La spettacolarizzazione della politica: dalle deportazioni ai raid in diretta
Nel primo mandato, Trump aveva già giocato con le logiche televisive. Ma oggi la sua presidenza è un reality totale.
• Le deportazioni degli immigrati sono accompagnate da troupe televisive – I raid a Chicago sono stati seguiti da telecamere di “Dr. Phil”, un programma filo-Trump.
• Le operazioni di polizia diventano eventi mediatici – La ministra della sicurezza si filma con giubbotto antiproiettile mentre partecipa a retate a New York.
• Le dichiarazioni di Trump sono volutamente eclatanti – Nei giorni scorsi ha affermato di aver “ordinato una missione per fermare le inondazioni in California” e di aver “vinto il voto giovanile con il 36%”, entrambi dati falsi.
Tutto è costruito per alimentare il ciclo di notizie e mantenere costante l’attenzione del pubblico.
Un’informazione più debole e allineata
L’aspetto più preoccupante di questa evoluzione è che, rispetto al passato, i media sembrano molto più deboli nel contrastare questa narrativa.
• Meta (Facebook) ha patteggiato con Trump per il bando imposto quattro anni fa.
• ABC e CBS hanno conciliato cause di diffamazione intentate dal presidente.
• L’oligarchia dei media si è consolidata, con editori come Jeff Bezos (Washington Post), Patrick Soon Shiong (Los Angeles Times), David Zaslaw (CNN) e Rupert Murdoch (Fox) che controllano l’informazione su scala globale.
Il risultato? Un giornalismo meno aggressivo, più prudente e meno capace di contrastare la manipolazione della realtà.
Dove stiamo andando?
La presidenza Trump è un prodotto televisivo a ciclo continuo, un reality in cui la realtà stessa è distorta, manipolata e messa in scena per ottenere il massimo impatto emotivo.

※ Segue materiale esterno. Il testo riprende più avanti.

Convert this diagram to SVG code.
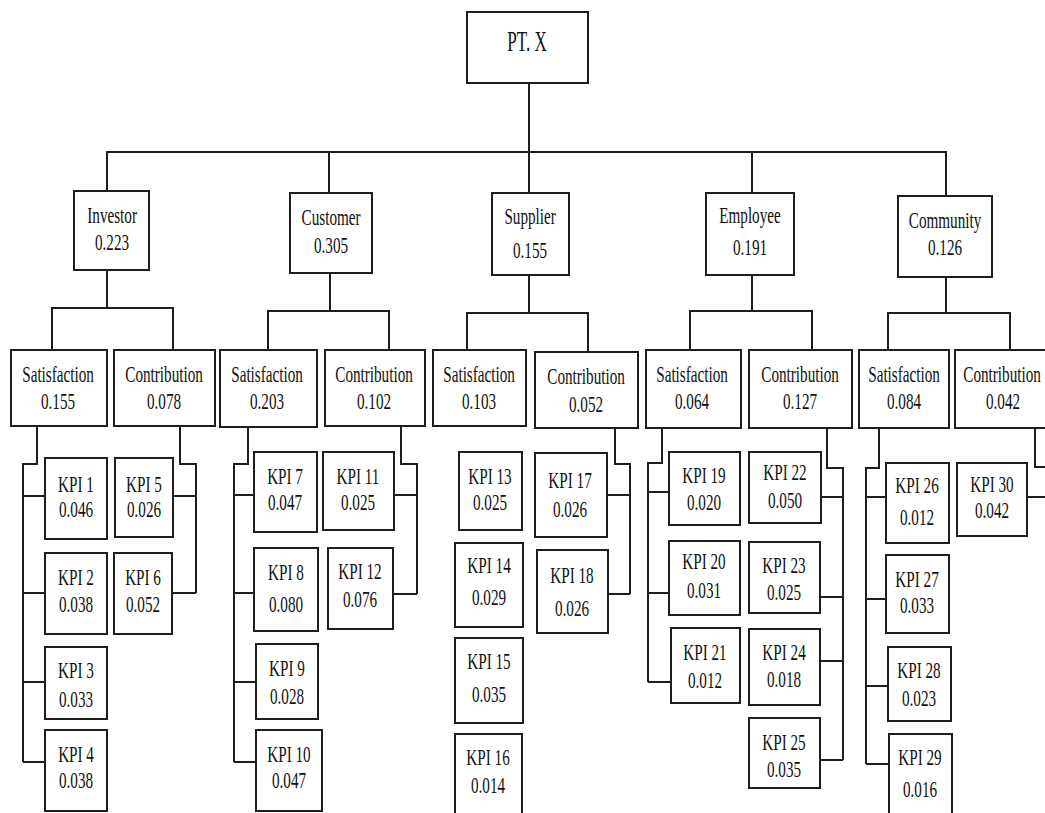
<svg xmlns="http://www.w3.org/2000/svg" width="1045" height="813" viewBox="0 0 1045 813">
<style>
.b{fill:#fff;stroke:#1e1e1e;stroke-width:2}
.c{fill:none;stroke:#1e1e1e;stroke-width:2}
text{font-family:"Liberation Serif","Times New Roman",serif;font-size:23px;fill:#111;text-anchor:middle;transform-box:fill-box;transform-origin:center;transform:scaleX(0.66)}
text.big{font-size:29px;transform:scaleX(0.59)}
</style>
<rect width="1045" height="813" fill="#fff"/>
<g id="connectors">
<path class="c" d="M529,83V193M107,191V152H946V196M329,152V193M752,152V193"/>
<path class="c" d="M107,270V308M52,350V308H173V350"/>
<path class="c" d="M330,273V311M268,350V311H389V350"/>
<path class="c" d="M529,275V313M467,350V313H588V352"/>
<path class="c" d="M752,275V311M690,350V311H812V350"/>
<path class="c" d="M946,277V313M888,350V313H1010V350"/>
<path class="c" d="M37,426V464H23V762M23,496H45M23,593H45M23,682H45M23,762H45"/>
<path class="c" d="M180,426V464H196V593M173,496H196M172,593H196"/>
<path class="c" d="M248,427V464H234V762M234,495H254M234,593H254M234,682H256M234,762H256"/>
<path class="c" d="M401,426V464H417V594M394,495H417M393,594H417"/>
<path class="c" d="M615,428V464H630V594M607,495H630M608,594H630"/>
<path class="c" d="M662,428V463H648V682M648,492H669M648,593H669M648,682H671"/>
<path class="c" d="M827,428V468H843V760M821,497H843M820,597H843M820,661H843M820,760H843"/>
<path class="c" d="M879,428V468H866V764M866,497H886M866,599H886M866,686H888M866,764H889"/>
<path class="c" d="M1035,428V467H1050M1027,497H1050"/>
</g>
<g id="root"><rect class="b" x="467" y="12" width="121" height="71"/><text class="big" x="527" y="51">PT. X</text></g>
<g id="investor"><rect class="b" x="74" y="191" width="75" height="79"/><text x="112" y="223">Investor</text><text x="112" y="250">0.223</text></g>
<g id="customer"><rect class="b" x="290" y="193" width="82" height="80"/><text x="331" y="225">Customer</text><text x="331" y="253">0.305</text></g>
<g id="supplier"><rect class="b" x="492" y="193" width="77" height="82"/><text x="530" y="224">Supplier</text><text x="530" y="258">0.155</text></g>
<g id="employee"><rect class="b" x="706" y="193" width="88" height="82"/><text x="750" y="223">Employee</text><text x="750" y="255">0.191</text></g>
<g id="community"><rect class="b" x="898" y="196" width="94" height="81"/><text x="945" y="228">Community</text><text x="945" y="255">0.126</text></g>
<g id="inv-sat"><rect class="b" x="11" y="350" width="96" height="76"/><text x="58" y="382">Satisfaction</text><text x="58" y="409">0.155</text></g>
<g id="inv-con"><rect class="b" x="114" y="350" width="101" height="76"/><text x="164" y="382">Contribution</text><text x="164" y="409">0.078</text></g>
<g id="cus-sat"><rect class="b" x="220" y="350" width="97" height="77"/><text x="267" y="382">Satisfaction</text><text x="267" y="409">0.203</text></g>
<g id="cus-con"><rect class="b" x="325" y="350" width="100" height="76"/><text x="374" y="382">Contribution</text><text x="374" y="409">0.102</text></g>
<g id="sup-sat"><rect class="b" x="433" y="350" width="93" height="76"/><text x="479" y="382">Satisfaction</text><text x="479" y="409">0.103</text></g>
<g id="sup-con"><rect class="b" x="535" y="352" width="103" height="76"/><text x="586" y="384">Contribution</text><text x="586" y="412">0.052</text></g>
<g id="emp-sat"><rect class="b" x="646" y="350" width="95" height="78"/><text x="692" y="382">Satisfaction</text><text x="692" y="409">0.064</text></g>
<g id="emp-con"><rect class="b" x="749" y="350" width="103" height="78"/><text x="800" y="382">Contribution</text><text x="800" y="409">0.127</text></g>
<g id="com-sat"><rect class="b" x="859" y="350" width="90" height="78"/><text x="904" y="382">Satisfaction</text><text x="904" y="409">0.084</text></g>
<g id="com-con"><rect class="b" x="955" y="350" width="100" height="78"/><text x="1002" y="382">Contribution</text><text x="1003" y="409">0.042</text></g>
<g id="kpi1"><rect class="b" x="45" y="458" width="62" height="81"/><text x="76" y="492">KPI 1</text><text x="76" y="517">0.046</text></g>
<g id="kpi2"><rect class="b" x="45" y="553" width="62" height="81"/><text x="76" y="585">KPI 2</text><text x="76" y="612">0.038</text></g>
<g id="kpi3"><rect class="b" x="45" y="647" width="62" height="72"/><text x="76" y="678">KPI 3</text><text x="76" y="707">0.033</text></g>
<g id="kpi4"><rect class="b" x="45" y="730" width="62" height="81"/><text x="76" y="762">KPI 4</text><text x="76" y="788">0.038</text></g>
<g id="kpi5"><rect class="b" x="115" y="458" width="58" height="79"/><text x="144" y="492">KPI 5</text><text x="144" y="517">0.026</text></g>
<g id="kpi6"><rect class="b" x="114" y="553" width="58" height="81"/><text x="143" y="585">KPI 6</text><text x="143" y="612">0.052</text></g>
<g id="kpi7"><rect class="b" x="254" y="452" width="63" height="80"/><text x="285" y="484">KPI 7</text><text x="285" y="510">0.047</text></g>
<g id="kpi8"><rect class="b" x="254" y="548" width="64" height="83"/><text x="286" y="580">KPI 8</text><text x="286" y="612">0.080</text></g>
<g id="kpi9"><rect class="b" x="256" y="644" width="62" height="75"/><text x="287" y="676">KPI 9</text><text x="287" y="704">0.028</text></g>
<g id="kpi10"><rect class="b" x="256" y="730" width="66" height="81"/><text x="289" y="762">KPI 10</text><text x="289" y="788">0.047</text></g>
<g id="kpi11"><rect class="b" x="323" y="452" width="71" height="78"/><text x="358" y="484">KPI 11</text><text x="358" y="510">0.025</text></g>
<g id="kpi12"><rect class="b" x="328" y="548" width="65" height="81"/><text x="360" y="579">KPI 12</text><text x="360" y="607">0.076</text></g>
<g id="kpi13"><rect class="b" x="459" y="452" width="63" height="78"/><text x="490" y="484">KPI 13</text><text x="490" y="510">0.025</text></g>
<g id="kpi14"><rect class="b" x="455" y="543" width="68" height="84"/><text x="489" y="573">KPI 14</text><text x="489" y="605">0.029</text></g>
<g id="kpi15"><rect class="b" x="455" y="638" width="68" height="85"/><text x="489" y="669">KPI 15</text><text x="489" y="702">0.035</text></g>
<g id="kpi16"><rect class="b" x="455" y="734" width="67" height="90"/><text x="488" y="765">KPI 16</text><text x="488" y="793">0.014</text></g>
<g id="kpi17"><rect class="b" x="535" y="453" width="72" height="84"/><text x="570" y="488">KPI 17</text><text x="570" y="517">0.026</text></g>
<g id="kpi18"><rect class="b" x="537" y="550" width="71" height="83"/><text x="572" y="583">KPI 18</text><text x="572" y="616">0.026</text></g>
<g id="kpi19"><rect class="b" x="669" y="452" width="71" height="73"/><text x="704" y="483">KPI 19</text><text x="704" y="510">0.020</text></g>
<g id="kpi20"><rect class="b" x="669" y="541" width="71" height="74"/><text x="704" y="569">KPI 20</text><text x="704" y="598">0.031</text></g>
<g id="kpi21"><rect class="b" x="671" y="628" width="69" height="75"/><text x="705" y="660">KPI 21</text><text x="705" y="688">0.012</text></g>
<g id="kpi22"><rect class="b" x="749" y="452" width="72" height="71"/><text x="785" y="480">KPI 22</text><text x="785" y="508">0.050</text></g>
<g id="kpi23"><rect class="b" x="749" y="542" width="71" height="71"/><text x="784" y="573">KPI 23</text><text x="784" y="600">0.025</text></g>
<g id="kpi24"><rect class="b" x="749" y="629" width="71" height="76"/><text x="784" y="660">KPI 24</text><text x="784" y="687">0.018</text></g>
<g id="kpi25"><rect class="b" x="749" y="718" width="71" height="70"/><text x="784" y="750">KPI 25</text><text x="784" y="777">0.035</text></g>
<g id="kpi26"><rect class="b" x="886" y="463" width="63" height="80"/><text x="917" y="493">KPI 26</text><text x="917" y="525">0.012</text></g>
<g id="kpi27"><rect class="b" x="886" y="555" width="63" height="78"/><text x="917" y="587">KPI 27</text><text x="917" y="613">0.033</text></g>
<g id="kpi28"><rect class="b" x="888" y="647" width="63" height="74"/><text x="919" y="678">KPI 28</text><text x="919" y="706">0.023</text></g>
<g id="kpi29"><rect class="b" x="889" y="734" width="63" height="90"/><text x="920" y="765">KPI 29</text><text x="920" y="797">0.016</text></g>
<g id="kpi30"><rect class="b" x="957" y="463" width="70" height="73"/><text x="992" y="492">KPI 30</text><text x="992" y="518">0.042</text></g>
</svg>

• La stampa tradizionale è marginalizzata
• I social media amplificano la narrazione ufficiale
• Ogni evento è spettacolarizzato
• La propaganda è travestita da intrattenimento
Se questo modello si consolida, il rischio è che la politica smetta del tutto di essere un processo democratico e diventi puro spettacolo.
Trump ha capito che il potere non si esercita più con la legge, ma con la narrazione. E in un mondo in cui la percezione conta più della verità, chi controlla la storia controlla tutto.